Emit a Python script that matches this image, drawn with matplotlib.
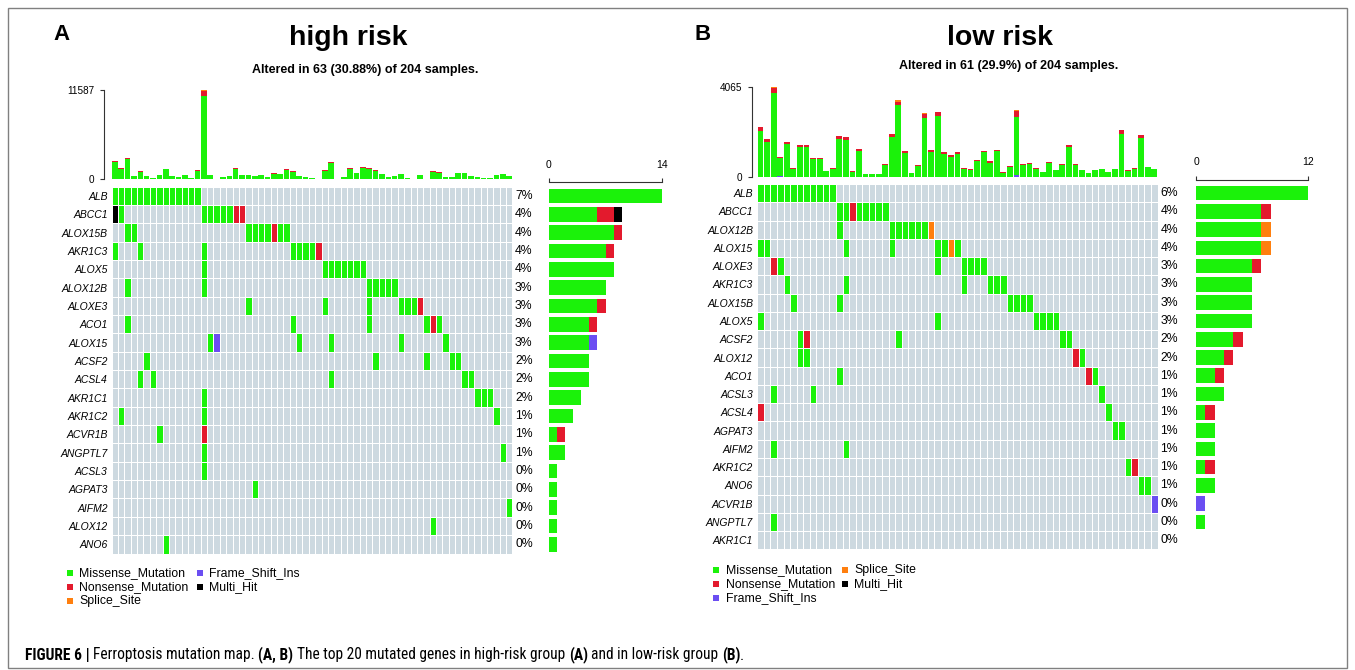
import numpy as np
import matplotlib.pyplot as plt
from matplotlib.colors import ListedColormap
from matplotlib.patches import Rectangle
from matplotlib import font_manager

plt.rcParams['font.family'] = ['Liberation Sans', 'DejaVu Sans']

N_SAMPLES = 204

# variant classes in stacking order
classes = ['Missense_Mutation', 'Nonsense_Mutation', 'Splice_Site', 'Frame_Shift_Ins', 'Multi_Hit']
class_colors = ['#1BF20A', '#E31A2D', '#FF7F0E', '#6B4EF2', '#000000']
cell_bg = '#CDD9E0'

# ---------------- A: high risk (63 altered samples) ----------------
hi_n = 63
hi_genes = ['ALB', 'ABCC1', 'ALOX15B', 'AKR1C3', 'ALOX5', 'ALOX12B', 'ALOXE3', 'ACO1',
            'ALOX15', 'ACSF2', 'ACSL4', 'AKR1C1', 'AKR1C2', 'ACVR1B', 'ANGPTL7', 'ACSL3',
            'AGPAT3', 'AIFM2', 'ALOX12', 'ANO6']
# sample columns carrying each variant class
hi_missense = {
    'ALB': [0, 1, 2, 3, 4, 5, 6, 7, 8, 9, 10, 11, 12, 13],
    'ABCC1': [1, 14, 15, 16, 17, 18],
    'ALOX15B': [2, 3, 21, 22, 23, 24, 26, 27],
    'AKR1C3': [0, 4, 14, 28, 29, 30, 31],
    'ALOX5': [14, 33, 34, 35, 36, 37, 38, 39],
    'ALOX12B': [2, 14, 40, 41, 42, 43, 44],
    'ALOXE3': [21, 33, 40, 45, 46, 47],
    'ACO1': [2, 28, 40, 49, 51],
    'ALOX15': [15, 29, 34, 45, 52],
    'ACSF2': [5, 41, 49, 53, 54],
    'ACSL4': [4, 6, 34, 55, 56],
    'AKR1C1': [14, 57, 58, 59],
    'AKR1C2': [1, 14, 60],
    'ACVR1B': [7],
    'ANGPTL7': [14, 61],
    'ACSL3': [14],
    'AGPAT3': [22],
    'AIFM2': [62],
    'ALOX12': [50],
    'ANO6': [8],
}
hi_nonsense = {'ABCC1': [19, 20], 'ALOX15B': [25], 'AKR1C3': [32], 'ALOXE3': [48],
               'ACO1': [50], 'ACVR1B': [14]}
hi_splice = {}
hi_frameshift = {'ALOX15': [16]}
hi_multi = {'ABCC1': [0]}

# mutation burden per sample (top bars)
hi_tmb_total = [2420, 1510, 2770, 390, 1120, 430, 170, 560, 1380, 430,
                260, 600, 170, 1210, 11587, 600, 40, 260, 390, 1430,
                600, 600, 430, 600, 300, 780, 690, 1300, 1040, 390,
                260, 220, 40, 1170, 2250, 40, 350, 1430, 780, 1560,
                1470, 1210, 690, 300, 430, 650, 130, 90, 520, 90,
                1080, 910, 260, 260, 860, 860, 480, 350, 130, 130,
                560, 730, 390]
hi_tmb_nonsense = [210, 110, 150, 0, 110, 0, 0, 0, 80, 0,
                   0, 40, 0, 80, 560, 0, 0, 0, 0, 80,
                   0, 0, 0, 0, 0, 60, 0, 90, 80, 0,
                   0, 0, 0, 70, 120, 0, 0, 70, 0, 70,
                   110, 70, 0, 0, 0, 0, 0, 0, 0, 0,
                   70, 60, 0, 0, 0, 0, 0, 0, 0, 0,
                   0, 50, 0]
hi_tmb_splice = {14: 180}
hi_tmb_frameshift = {}
hi_tmb_max = 11587

# ---------------- B: low risk (61 altered samples) ----------------
lo_n = 61
lo_genes = ['ALB', 'ABCC1', 'ALOX12B', 'ALOX15', 'ALOXE3', 'AKR1C3', 'ALOX15B', 'ALOX5',
            'ACSF2', 'ALOX12', 'ACO1', 'ACSL3', 'ACSL4', 'AGPAT3', 'AIFM2', 'AKR1C2',
            'ANO6', 'ACVR1B', 'ANGPTL7', 'AKR1C1']
lo_missense = {
    'ALB': [0, 1, 2, 3, 4, 5, 6, 7, 8, 9, 10, 11],
    'ABCC1': [12, 13, 15, 16, 17, 18, 19],
    'ALOX12B': [12, 20, 21, 22, 23, 24, 25],
    'ALOX15': [0, 1, 13, 20, 27, 28, 30],
    'ALOXE3': [3, 27, 31, 32, 33, 34],
    'AKR1C3': [4, 13, 31, 35, 36, 37],
    'ALOX15B': [5, 12, 38, 39, 40, 41],
    'ALOX5': [0, 27, 42, 43, 44, 45],
    'ACSF2': [6, 21, 46, 47],
    'ALOX12': [6, 7, 49],
    'ACO1': [12, 51],
    'ACSL3': [2, 8, 52],
    'ACSL4': [53],
    'AGPAT3': [54, 55],
    'AIFM2': [2, 13],
    'AKR1C2': [56],
    'ANO6': [58, 59],
    'ANGPTL7': [2],
}
lo_nonsense = {'ABCC1': [14], 'ALOXE3': [2], 'ACSF2': [7], 'ALOX12': [48],
               'ACO1': [50], 'ACSL4': [0], 'AKR1C2': [57]}
lo_splice = {'ALOX12B': [26], 'ALOX15': [29]}
lo_frameshift = {'ACVR1B': [60]}
lo_multi = {}

lo_tmb_total = [2270, 1690, 4065, 910, 1570, 390, 1450, 1450, 850, 850,
                260, 390, 1830, 1780, 240, 1240, 120, 120, 120, 570,
                1930, 3460, 1150, 150, 510, 2900, 1210, 2930, 1120, 970,
                1120, 390, 360, 760, 1180, 700, 1220, 200, 480, 3020,
                570, 640, 390, 210, 670, 290, 560, 1420, 570, 320,
                150, 290, 360, 200, 330, 2120, 300, 390, 1870, 450,
                360]
lo_tmb_nonsense = [180, 120, 230, 75, 105, 45, 120, 120, 60, 60,
                   0, 45, 120, 120, 45, 75, 0, 0, 0, 45,
                   135, 150, 90, 0, 45, 210, 90, 180, 75, 60,
                   75, 45, 45, 60, 75, 60, 75, 30, 60, 240,
                   60, 45, 45, 0, 60, 0, 45, 90, 60, 0,
                   0, 0, 30, 0, 0, 165, 30, 45, 105, 30,
                   0]
lo_tmb_splice = {2: 60, 21: 60, 25: 45, 39: 60}
lo_tmb_frameshift = {3: 30, 39: 90}
lo_tmb_max = 4065

# ---------------- layout helpers (pixel boxes) ----------------
W, H = 1355, 670
fig = plt.figure(figsize=(W / 100, H / 100), dpi=100)


def add_ax(x0, y0, x1, y1):
    return fig.add_axes([x0 / W, 1 - y1 / H, (x1 - x0) / W, (y1 - y0) / H])


def fx(x):
    return x / W


def fy(y):
    return 1 - y / H


def sparse(d, n):
    out = np.zeros(n)
    for k, v in d.items():
        out[k] = v
    return out


def draw_panel(genes, n_cols, layers, tmb_total, tmb_nons, tmb_spl, tmb_fs, tmb_max,
               top_box, grid_box, side_x, side_max, spine_out):
    mat = np.zeros((len(genes), n_cols), dtype=int)
    for k, layer in enumerate(layers, start=1):
        for g, cols in layer.items():
            mat[genes.index(g), cols] = k
    n_g = len(genes)

    # oncoplot grid
    ax = add_ax(grid_box[0], grid_box[1], grid_box[2], grid_box[3])
    cmap = ListedColormap([cell_bg] + class_colors)
    ax.pcolormesh(np.arange(n_cols + 1), np.arange(n_g + 1), mat, cmap=cmap,
                  vmin=-0.5, vmax=len(class_colors) + 0.5,
                  edgecolors='white', linewidth=0.6)
    ax.set_xlim(0, n_cols)
    ax.set_ylim(n_g, 0)
    for s in ax.spines.values():
        s.set_visible(False)
    ax.set_xticks([])
    ax.set_yticks(np.arange(n_g) + 0.5)
    ax.set_yticklabels(genes, fontstyle='italic', fontsize=7.5)
    ax.tick_params(axis='y', length=0, pad=3)
    altered = (mat > 0).sum(axis=1)
    for i, a in enumerate(altered):
        ax.annotate(f"{round(100 * a / N_SAMPLES)}%", xy=(1, i + 0.5),
                    xycoords=('axes fraction', 'data'), xytext=(2, 0),
                    textcoords='offset points', va='center', ha='left', fontsize=8.8)

    # top bars: mutation burden
    axt = add_ax(top_box[0], top_box[1], top_box[2], top_box[3])
    x = np.arange(n_cols) + 0.5
    total = np.array(tmb_total, dtype=float)
    nons = np.array(tmb_nons, dtype=float)
    spl = sparse(tmb_spl, n_cols)
    fs = sparse(tmb_fs, n_cols)
    mis = total - nons - spl - fs
    bottom = np.zeros(n_cols)
    for vals, col in [(fs, class_colors[3]), (mis, class_colors[0]),
                      (nons, class_colors[1]), (spl, class_colors[2])]:
        axt.bar(x, vals, bottom=bottom, width=0.88, color=col, linewidth=0)
        bottom += vals
    axt.set_xlim(0, n_cols)
    axt.set_ylim(0, tmb_max)
    for s in ['top', 'right', 'bottom']:
        axt.spines[s].set_visible(False)
    axt.spines['left'].set_position(('outward', spine_out))
    axt.spines['left'].set_color('#333333')
    axt.set_xticks([])
    axt.set_yticks([0, tmb_max])
    axt.set_yticklabels(['0', str(tmb_max)], fontsize=7.2)
    axt.tick_params(axis='y', length=3, pad=4, color='#333333')

    # side bars: counts per class
    axs = add_ax(side_x[0], grid_box[1], side_x[1], grid_box[3])
    y = np.arange(n_g) + 0.5
    left = np.zeros(n_g)
    for k, col in enumerate(class_colors, start=1):
        cnt = (mat == k).sum(axis=1)
        axs.barh(y, cnt, left=left, height=0.8, color=col, linewidth=0)
        left += cnt
    axs.set_xlim(0, side_max)
    axs.set_ylim(n_g, 0)
    for s in ['bottom', 'right', 'left']:
        axs.spines[s].set_visible(False)
    axs.spines['top'].set_position(('outward', 3.2))
    axs.spines['top'].set_color('#333333')
    axs.set_yticks([])
    axs.xaxis.tick_top()
    axs.set_xticks([0, side_max])
    axs.set_xticklabels(['0', str(side_max)], fontsize=7.5)
    axs.tick_params(axis='x', length=3, pad=6, color='#333333')


draw_panel(hi_genes, hi_n, [hi_missense, hi_nonsense, hi_splice, hi_frameshift, hi_multi],
           hi_tmb_total, hi_tmb_nonsense, hi_tmb_splice, hi_tmb_frameshift, hi_tmb_max,
           (111.7, 90, 512.3, 179.3), (111.7, 186.7, 512.3, 553.5), (549, 662), 14, 5.3)
draw_panel(lo_genes, lo_n, [lo_missense, lo_nonsense, lo_splice, lo_frameshift, lo_multi],
           lo_tmb_total, lo_tmb_nonsense, lo_tmb_splice, lo_tmb_frameshift, lo_tmb_max,
           (757.3, 87, 1157.5, 176.7), (757.3, 184, 1157.5, 549.3), (1196, 1308), 12, 3.6)

# titles
fig.text(fx(62), fy(35), 'A', fontsize=16, fontweight='bold', ha='center', va='center')
fig.text(fx(348), fy(38), 'high risk', fontsize=20.5, fontweight='bold', ha='center', va='center')
fig.text(fx(365), fy(70), 'Altered in 63 (30.88%) of 204 samples.', fontsize=9,
         fontweight='bold', ha='center', va='center')
fig.text(fx(703), fy(35), 'B', fontsize=16, fontweight='bold', ha='center', va='center')
fig.text(fx(1000), fy(38), 'low risk', fontsize=20.5, fontweight='bold', ha='center', va='center')
fig.text(fx(1009), fy(66), 'Altered in 61 (29.9%) of 204 samples.', fontsize=9,
         fontweight='bold', ha='center', va='center')

# legends
col_of = dict(zip(classes, class_colors))


def legend(items, x_mark, x_text, y_rows):
    for (name, cx, ry) in items:
        xm = x_mark[cx]
        ym = y_rows[ry]
        fig.add_artist(Rectangle((fx(xm - 3), fy(ym + 3)), 6 / W, 6 / H,
                                 transform=fig.transFigure, color=col_of[name], lw=0))
        fig.text(fx(x_text[cx]), fy(ym), name, fontsize=8.8, ha='left', va='center')


legend([('Missense_Mutation', 0, 0), ('Nonsense_Mutation', 0, 1), ('Splice_Site', 0, 2),
        ('Frame_Shift_Ins', 1, 0), ('Multi_Hit', 1, 1)],
       [69.5, 199.5], [79, 209], [573.3, 587.3, 601.3])
legend([('Missense_Mutation', 0, 0), ('Nonsense_Mutation', 0, 1), ('Frame_Shift_Ins', 0, 2),
        ('Splice_Site', 1, 0), ('Multi_Hit', 1, 1)],
       [716, 845], [726, 854], [570, 584, 598])

# caption with mixed weights, in a narrow face when one is installed
_fonts = font_manager.fontManager.ttflist
_names = {f.name for f in _fonts}
cap_kw = {'family': 'Liberation Sans'}
for cand in ['Liberation Sans Narrow', 'Arial Narrow', 'Roboto Condensed']:
    if cand in _names:
        cap_kw = {'family': cand}
        break
else:
    if any(f.name == 'DejaVu Sans' and f.stretch == 'condensed' for f in _fonts):
        cap_kw = {'family': 'DejaVu Sans', 'fontstretch': 'condensed'}

segments = [('FIGURE 6 |', True), ('Ferroptosis mutation map.', False), ('(A, B)', True),
            ('The top 20 mutated genes in high-risk group', False), ('(A)', True),
            ('and in low-risk group', False), ('(B)', True)]
renderer = fig.canvas.get_renderer()


def place_caption(size, x0, y0, draw=True):
    x = x0
    made = []
    sp = fig.text(0, 0, 'x x', fontsize=size, **cap_kw)
    nsp = fig.text(0, 0, 'xx', fontsize=size, **cap_kw)
    space = sp.get_window_extent(renderer).width - nsp.get_window_extent(renderer).width
    sp.remove()
    nsp.remove()
    for i, (txt, bold) in enumerate(segments):
        t = fig.text(fx(x), fy(y0), txt, fontsize=size,
                     fontweight='bold' if bold else 'normal', ha='left', va='center', **cap_kw)
        x += t.get_window_extent(renderer).width
        if i < len(segments) - 1:
            x += space
        made.append(t)
    t = fig.text(fx(x), fy(y0), '.', fontsize=size, ha='left', va='center', **cap_kw)
    x += t.get_window_extent(renderer).width
    made.append(t)
    if not draw:
        for t in made:
            t.remove()
    return x - x0


w12 = place_caption(12, 25, 655, draw=False)
place_caption(12 * 723 / w12, 25, 655)

# outer frame
fig.add_artist(Rectangle((fx(8), fy(668)), (1347 - 8) / W, (668 - 8) / H,
                         transform=fig.transFigure, fill=False, edgecolor='#808080', lw=1))

fig.savefig('out.png', dpi=100)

■ What is required
Write out nothing but the lines from the start of the data through the line with "cell_bg = '#CDD9E0'". Leave out the pictures.

■ Reply to the task
Emit a Python script that matches this image, drawn with matplotlib.
import numpy as np
import matplotlib.pyplot as plt
from matplotlib.colors import ListedColormap
from matplotlib.patches import Rectangle
from matplotlib import font_manager

plt.rcParams['font.family'] = ['Liberation Sans', 'DejaVu Sans']

N_SAMPLES = 204

# variant classes in stacking order
classes = ['Missense_Mutation', 'Nonsense_Mutation', 'Splice_Site', 'Frame_Shift_Ins', 'Multi_Hit']
class_colors = ['#1BF20A', '#E31A2D', '#FF7F0E', '#6B4EF2', '#000000']
cell_bg = '#CDD9E0'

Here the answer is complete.